Mulher, ex-agricultora, lésbica. A
prefeita eleita de Passira, município com quase 30 mil habitantes do Agreste de
Pernambuco, rompeu padrões conservadores na Terra dos Bordados ao ser escolhida
com a diferença de 116 votos para sua adversária. O caminho foi tortuoso para
Rênya Medeiros, 37 anos (PP). Segundo ela, envolveu atos homofóbicos, que
juravam o fogo do inferno para os eleitores dela. Ao custo de R$ 50 mil, a
campanha vitoriosa - e praticamente inusitada no estado - contou com o apoio da
companheira de Rênya, a universitária Karla da Silva, 26, juntas há quatro
anos.
Para os eleitores, no entanto, o valor
de Rênya como candidata não estava tanto na sua identidade sexual. A
popularidade da ex-agricultora cresceu proporcionalmente às entregas de água
com carro-pipa promovidas por ela há muitos anos no município. A ação só foi
possível porque as terras da família de Rênya têm fonte de água potável e, em
Passira, o líquido vale ouro.
A prefeita eleita faz parte de um
grupo LGBT - o único de Passira - no qual são discutidas políticas públicas
para essa população. Mas o programa de governo dela não aborda a temática como
bandeira. O assunto foi tratado de forma generalizada em meio à campanha, algo
intencional, reconhece a prefeita eleita: "Foi para não perder votos.

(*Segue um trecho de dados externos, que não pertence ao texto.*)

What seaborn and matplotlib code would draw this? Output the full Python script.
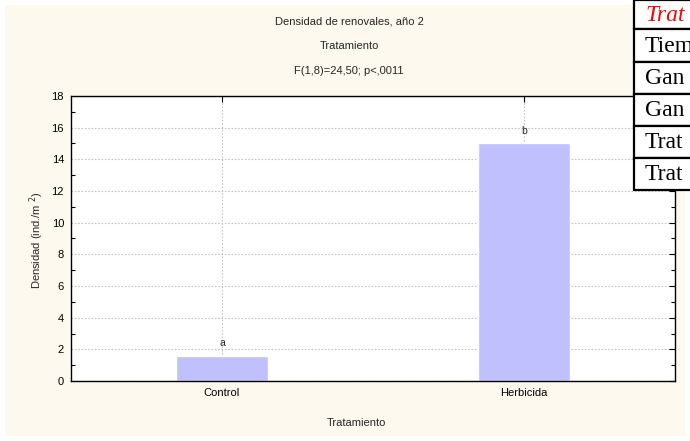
import pandas as pd
import seaborn as sns
import matplotlib.pyplot as plt
from matplotlib.patches import Rectangle
from matplotlib.ticker import MultipleLocator

# Data
tratamientos = ["Control", "Herbicida"]
densidad = [1.6, 15.0]
letras = ["a", "b"]
filas_tabla = ["Trat", "Tiem", "Gan", "Gan", "Trat", "Trat"]

df = pd.DataFrame({"Tratamiento": tratamientos, "Densidad": densidad})

sns.set_style("white")
plt.rcParams["font.family"] = ["Liberation Sans", "DejaVu Sans"]

fig = plt.figure(figsize=(6.9, 4.41), dpi=100, facecolor="white")
# cream panel behind everything
fig.patches.append(Rectangle((5 / 690, 5 / 441), 680 / 690, 431 / 441,
                             transform=fig.transFigure, facecolor="#fdf9ee",
                             edgecolor="none", zorder=-1))

ax = fig.add_axes([71 / 690, 1 - 381 / 441, 604 / 690, 285 / 441])
ax.set_zorder(1)
ax.set_facecolor("white")
sns.barplot(data=df, x="Tratamiento", y="Densidad", color="#c0c0ff",
            saturation=1, width=0.305, ax=ax, zorder=2)

ax.set_xlim(-0.5, 1.5)
ax.set_ylim(0, 18)
ax.yaxis.set_major_locator(MultipleLocator(2))
ax.yaxis.set_minor_locator(MultipleLocator(1))
ax.tick_params(axis="both", which="both", direction="in", top=True, right=True,
               labelsize=8, pad=5, colors="black")
ax.tick_params(axis="y", which="major", length=4, width=0.8)
ax.tick_params(axis="y", which="minor", length=3, width=0.8, left=True, right=True)
ax.tick_params(axis="x", length=4, width=0.8)
ax.grid(True, which="major", linestyle=(0, (1.5, 1.5)), color="#c4c4c4", linewidth=0.8)
ax.set_axisbelow(True)
for sp in ax.spines.values():
    sp.set_color("black")
    sp.set_linewidth(1.0)

for i, (v, l) in enumerate(zip(densidad, letras)):
    ax.text(i, v + 0.5, l, ha="center", va="bottom", fontsize=7.5)

ax.set_xlabel("")
ax.set_ylabel("")
fig.text(37 / 690, 1 - 240 / 441, "Densidad (ind./m $^2$)", rotation=90,
         ha="center", va="center", fontsize=8)
fig.text(356 / 690, 1 - 423 / 441, "Tratamiento", ha="center", va="center", fontsize=8)

titulos = ["Densidad de renovales, año 2", "Tratamiento", "F(1,8)=24,50; p<,0011"]
for k, t in enumerate(titulos):
    fig.text(349 / 690, 1 - (21 + 25 * k) / 441, t, ha="center", va="center", fontsize=8)

# overlapping table fragment at the top right (cut off by the image edge, as in the source)
bordes = [0, 29, 62, 94, 126, 158, 190]
for k, nombre in enumerate(filas_tabla):
    y0, y1 = bordes[k], bordes[k + 1]
    fig.patches.append(Rectangle((634 / 690, 1 - y1 / 441), 70 / 690, (y1 - y0) / 441,
                                 transform=fig.transFigure, facecolor="white",
                                 edgecolor="black", linewidth=1.6, zorder=5))
    fig.text(645 / 690, 1 - ((y0 + y1) / 2 + 1) / 441, nombre,
             color="red" if k == 0 else "black", style="italic" if k == 0 else "normal",
             family=["Liberation Serif"], fontsize=17, va="center", ha="left", zorder=6)

fig.savefig("out.png", dpi=100, facecolor=fig.get_facecolor())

A
cidade é conservadora. Muita gente dizia para os eleitores: 'Como você vai
votar em uma lésbica?' Como vai explicar para seu filho?'", lembra. Entre
religiosos, Rênya disse que houve até quem abrisse a bíblia para prever o fogo
do inferno para quem escolhesse a candidata como prefeita.
Os principais votos de Rênya, acredita
ela, vieram de pessoas da terceira idade. "Dou muita atenção a eles e acho
que isso conquista os idosos", diz a prefeita eleita, que é vereadora até
o final do ano. A vitória, mesmo que apertada, ela e a companheira acreditam que
tem relação com a grande rejeição do atual prefeito Severino Silvestre (PSD).

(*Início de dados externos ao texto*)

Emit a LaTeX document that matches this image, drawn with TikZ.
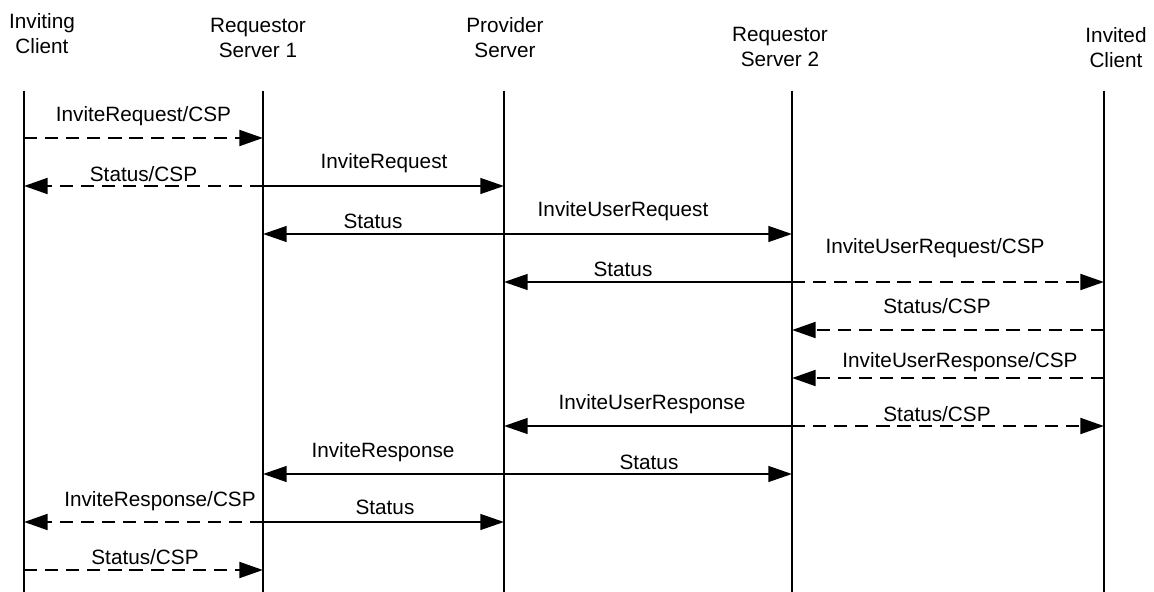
\documentclass[tikz,border=0pt]{standalone}
\usepackage{fontspec}
\setmainfont{Liberation Sans}
\usepackage{tikz}
\usetikzlibrary{arrows.meta}

\tikzset{
  head/.style={align=center, font=\fontsize{11.8}{14.2}\selectfont},
  lbl/.style={inner sep=0pt, text height=0.3cm, text depth=0cm, font=\fontsize{11.8}{14.2}\selectfont},
  life/.style={line width=1.1pt},
  smsg/.style={line width=1.1pt, -{Triangle[length=13.5pt, width=9pt]}},
  dmsg/.style={line width=1.5pt, dash pattern=on 7.5pt off 4.5pt, -{Triangle[length=13.5pt, width=9pt]}}
}

\begin{document}
\begin{tikzpicture}
\path[fill=white, use as bounding box] (0,0) rectangle (23.08,-11.84);

% parties
\node[head] (ic) at (0.84, -0.67) {Inviting\\Client};
\node[head] (rs1) at (5.16, -0.75) {Requestor\\Server 1};
\node[head] (ps) at (10.10, -0.75) {Provider\\Server};
\node[head] (rs2) at (15.60, -0.93) {Requestor\\Server 2};
\node[head] (vc) at (22.32, -0.96) {Invited\\Client};

% lifelines, one point per message row
\foreach \n/\x in {a/0.48, b/5.26, c/10.08, d/15.84, e/22.08} {
  \coordinate (\n top) at (\x, -1.82);
  \coordinate (\n bot) at (\x, -11.84);
  \draw[life] (\n top) -- (\n bot);
  \foreach \r in {0,...,9}
    \coordinate (\n\r) at (\x, {-2.76-0.96*\r});
}

% messages
\draw[dmsg] (a0) -- (b0);
\node[lbl] (l0) at (2.87, -2.28) {InviteRequest/CSP};

\draw[dmsg] (b1) -- (a1);
\node[lbl] (l1a) at (2.87, -3.48) {Status/CSP};
\draw[smsg] (b1) -- (c1);
\node[lbl] (l1b) at (7.68, -3.22) {InviteRequest};

\draw[smsg] (c2) -- (b2);
\node[lbl] (l2a) at (7.46, -4.42) {Status};
\draw[smsg] (c2) -- (d2);
\node[lbl] (l2b) at (12.46, -4.18) {InviteUserRequest};

\draw[smsg] (d3) -- (c3);
\node[lbl] (l3a) at (12.46, -5.38) {Status};
\draw[dmsg] (d3) -- (e3);
\node[lbl] (l3b) at (18.70, -4.92) {InviteUserRequest/CSP};

\draw[dmsg] (e4) -- (d4);
\node[lbl] (l4) at (18.74, -6.12) {Status/CSP};

\draw[dmsg] (e5) -- (d5);
\node[lbl] (l5) at (19.20, -7.20) {InviteUserResponse/CSP};

\draw[smsg] (d6) -- (c6);
\node[lbl] (l6a) at (13.04, -8.04) {InviteUserResponse};
\draw[dmsg] (d6) -- (e6);
\node[lbl] (l6b) at (18.74, -8.28) {Status/CSP};

\draw[smsg] (c7) -- (b7);
\node[lbl] (l7a) at (7.66, -9.00) {InviteResponse};
\draw[smsg] (c7) -- (d7);
\node[lbl] (l7b) at (12.98, -9.24) {Status};

\draw[dmsg] (b8) -- (a8);
\node[lbl] (l8a) at (3.20, -9.98) {InviteResponse/CSP};
\draw[smsg] (b8) -- (c8);
\node[lbl] (l8b) at (7.70, -10.14) {Status};

\draw[dmsg] (a9) -- (b9);
\node[lbl] (l9) at (2.90, -11.14) {Status/CSP};
\end{tikzpicture}
\end{document}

Pela primeira vez na história da cidade, o gestor não teria sido reeleito. Ao
todo, Rênya conquistou 10.013 votos contra 9.897 do concorrente.
A prefeita eleita acha, ainda, que nem
todos os eleitores acreditam que ela é lésbica, como os opositores faziam
questão de informar aos quatro ventos. Afinal, Rênya foi casada com um homem.
"É como se as pessoas não acreditassem". Quanto a projetos para
implantar políticas LGBT no município, Rênya silencia, pensa um pouco e diz:
"Vou montar na prefeitura um grupo para discutir a realidade das pessoas
LGBT. Tem quem ache que a gente não é normal, que não somos de Deus. Escutei
muito isso. É preciso mais conscientização", pontua. Em Passira, diz ela, homens
gays sofrem mais que as lésbicas. "Eles são o tempo inteiro apontados e
xingados nas ruas. É mais agressão verbal", conta.
A
história da ex-agricultura segue uma tendência nacional. Os municípios pequenos
foram responsáveis por quase metade das eleições de políticos LGBT no Brasil,
segundo levantamento da Associação Brasileira de Lésbicas, Gays, Bissexuais,
Travestis e Transexuais (ABGLT). A entidade contabilizou pelo menos 16
candidatos LGBT no país, sete deles em cidades com menos de 100 mil habitantes.
A nova prefeita de Passira não está nessa listagem. Segundo a associação, a
representatividade LGBT nas urnas cresceu 1.916% desde 1996. Rênya não é
minoria apenas sob esse ponto de vista. Em Pernambuco, apenas 14% dos
municípios contam com gestão de mulheres no estado a partir do ano que vem.